I have spent a significant portion of my life feeling like I was living in social solitary confinement. I was not comfortable with my looks growing up. I was uncomfortable with my smarts growing up. I was awkward particularly when it came to female relationships.
Books were the friends that never passed judgement or made me feel as though I was going to say the wrong thing at the wrong time and end up in a place I did not desire to be. I always had my family, of course, but they had to love me, right?
Early on in life I felt, as have many others, the need to have other non- family members choose me as someone who they wanted to spend time with on a regular basis.
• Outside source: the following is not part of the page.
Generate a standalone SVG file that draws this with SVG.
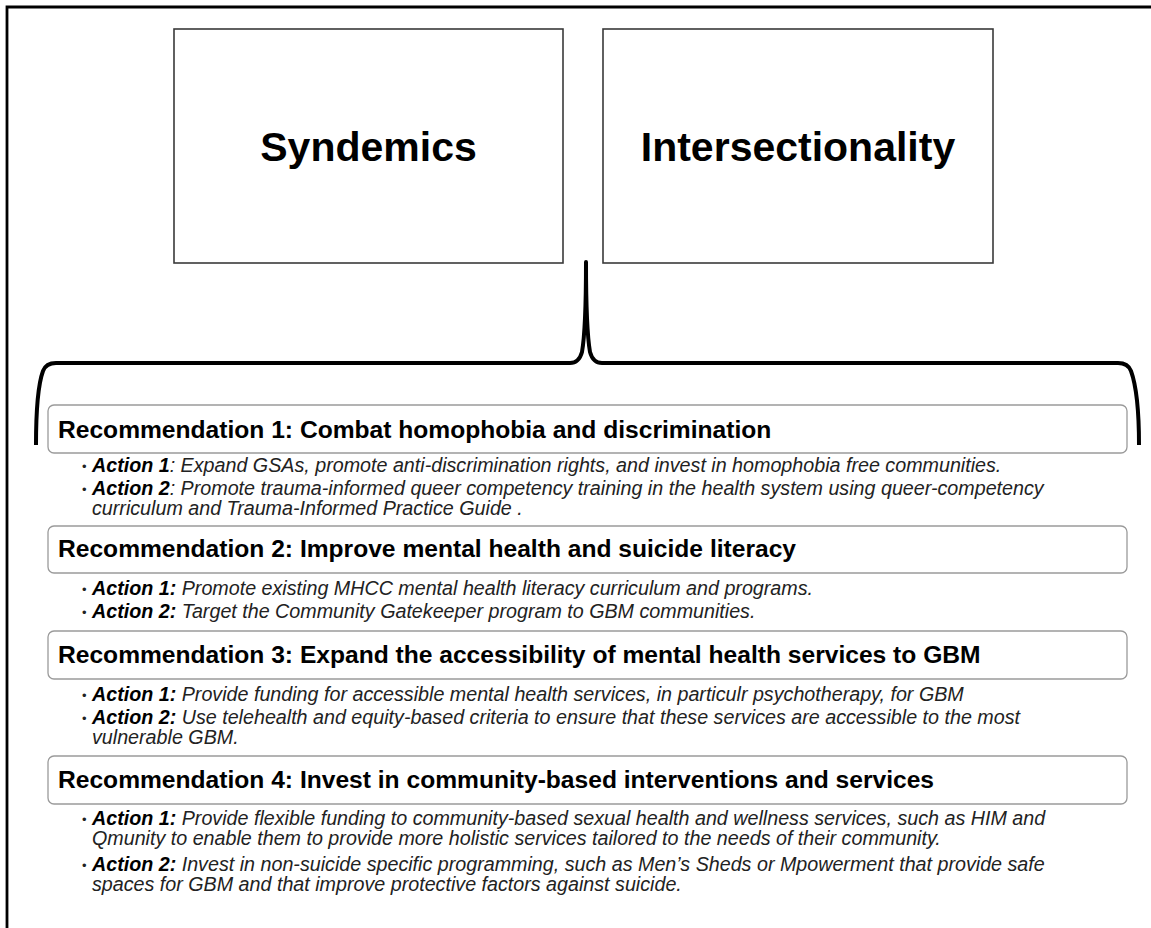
<svg xmlns="http://www.w3.org/2000/svg" width="1151" height="928" viewBox="0 0 1151 928">
  <style>
    .frame { fill: none; stroke: #000; stroke-width: 2.8; }
    .concept { fill: #fff; stroke: #3a3a3a; stroke-width: 1.6; }
    .concept-label { font-family: "Liberation Sans", Arial, sans-serif; font-weight: bold; font-size: 41px; fill: #000; text-anchor: middle; }
    .brace { fill: none; stroke: #000; stroke-width: 4; stroke-linecap: butt; stroke-linejoin: round; }
    .rec { fill: #fff; stroke: #9a9a9a; stroke-width: 1.3; }
    .rec-title { font-family: "Liberation Sans", Arial, sans-serif; font-weight: bold; font-size: 24.6px; fill: #000; }
    .action { font-family: "Liberation Sans", Arial, sans-serif; font-style: italic; font-size: 19.7px; fill: #222; }
    .action .lead { font-weight: bold; fill: #000; }
    .bullet { font-family: "Liberation Sans", Arial, sans-serif; font-size: 13px; fill: #222; }
  </style>

  <rect x="0" y="0" width="1151" height="928" fill="#fff"/>
  <!-- outer frame: left and top edges -->
  <path class="frame" d="M7,928 L7,7 L1151,7"/>

  <!-- framework concepts -->
  <g id="syndemics">
    <rect class="concept" x="174" y="29" width="389" height="234"/>
    <text class="concept-label" x="368.5" y="161">Syndemics</text>
  </g>
  <g id="intersectionality">
    <rect class="concept" x="603" y="29" width="390" height="234"/>
    <text class="concept-label" x="798" y="161">Intersectionality</text>
  </g>

  <!-- curly brace gathering the concepts over the recommendations -->
  <g id="connectors">
    <path class="brace" d="M36,445 C36,405 39,382 43,371 Q46,363 56,363 L570,363 Q579,363 582,352 C585,335 586,300 586,262 C586,300 587,335 590,352 Q593,363 602,363 L1118,363 Q1128,363 1131,371 C1135,382 1139,405 1139,445"/>
  </g>

  <!-- Recommendation 1 -->
  <g id="rec1">
    <rect class="rec" x="48" y="405" width="1079" height="48" rx="6"/>
    <text class="rec-title" x="58" y="438">Recommendation 1: Combat homophobia and discrimination</text>
    <text class="bullet" x="82" y="471">•</text>
    <text class="action" x="92" y="472"><tspan class="lead">Action 1</tspan>: Expand GSAs, promote anti-discrimination rights, and invest in homophobia free communities.</text>
    <text class="bullet" x="82" y="494">•</text>
    <text class="action" x="92" y="495"><tspan class="lead">Action 2</tspan>: Promote trauma-informed queer competency training in the health system using queer-competency</text>
    <text class="action" x="92" y="515">curriculum and Trauma-Informed Practice Guide .</text>
  </g>

  <!-- Recommendation 2 -->
  <g id="rec2">
    <rect class="rec" x="48" y="526" width="1079" height="47" rx="6"/>
    <text class="rec-title" x="58" y="557">Recommendation 2: Improve mental health and suicide literacy</text>
    <text class="bullet" x="82" y="594">•</text>
    <text class="action" x="92" y="595"><tspan class="lead">Action 1:</tspan> Promote existing MHCC mental health literacy curriculum and programs.</text>
    <text class="bullet" x="82" y="617">•</text>
    <text class="action" x="92" y="618"><tspan class="lead">Action 2:</tspan> Target the Community Gatekeeper program to GBM communities.</text>
  </g>

  <!-- Recommendation 3 -->
  <g id="rec3">
    <rect class="rec" x="48" y="631" width="1079" height="48" rx="6"/>
    <text class="rec-title" x="58" y="663">Recommendation 3: Expand the accessibility of mental health services to GBM</text>
    <text class="bullet" x="82" y="700">•</text>
    <text class="action" x="92" y="701"><tspan class="lead">Action 1:</tspan> Provide funding for accessible mental health services, in particulr psychotherapy, for GBM</text>
    <text class="bullet" x="82" y="723">•</text>
    <text class="action" x="92" y="724"><tspan class="lead">Action 2:</tspan> Use telehealth and equity-based criteria to ensure that these services are accessible to the most</text>
    <text class="action" x="92" y="744">vulnerable GBM.</text>
  </g>

  <!-- Recommendation 4 -->
  <g id="rec4">
    <rect class="rec" x="48" y="756" width="1079" height="48" rx="6"/>
    <text class="rec-title" x="58" y="788">Recommendation 4: Invest in community-based interventions and services</text>
    <text class="bullet" x="82" y="824">•</text>
    <text class="action" x="92" y="825"><tspan class="lead">Action 1:</tspan> Provide flexible funding to community-based sexual health and wellness services, such as HIM and</text>
    <text class="action" x="92" y="845">Qmunity to enable them to provide more holistic services tailored to the needs of their community.</text>
    <text class="bullet" x="82" y="870">•</text>
    <text class="action" x="92" y="871"><tspan class="lead">Action 2:</tspan> Invest in non-suicide specific programming, such as Men’s Sheds or Mpowerment that provide safe</text>
    <text class="action" x="92" y="891">spaces for GBM and that improve protective factors against suicide.</text>
  </g>
</svg>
I didn’t seem to be able to attract these “friends” by simply being myself so I traded time away from my books to make myself “useful” to others and called that friendship.
I existed in that friend circle for years until the time came when I was less useful and I noticed how absent my transactional friends were in my life when I found myself in crisis. By the time I hit my mid-20s I hit a real crisis and I shattered. Broken and lower than I have ever been (and ever hope to be again) I had to put in the work of figuring out a new definition of friends for my life. It was through that painful process that I was able to reconstitute my Friend Tree and discern who the people were in my life that I needed to help me be my best self every day.
I found my tribe.
Some of my tribe had been there with me through it all. For whatever reason I couldn’t see them for who they really were in my life because I had too much distraction in my life. Today I celebrate all of the women in my life who carry my tribal affiliation. I am thankful for you and I am even more thankful for the gift of time with you.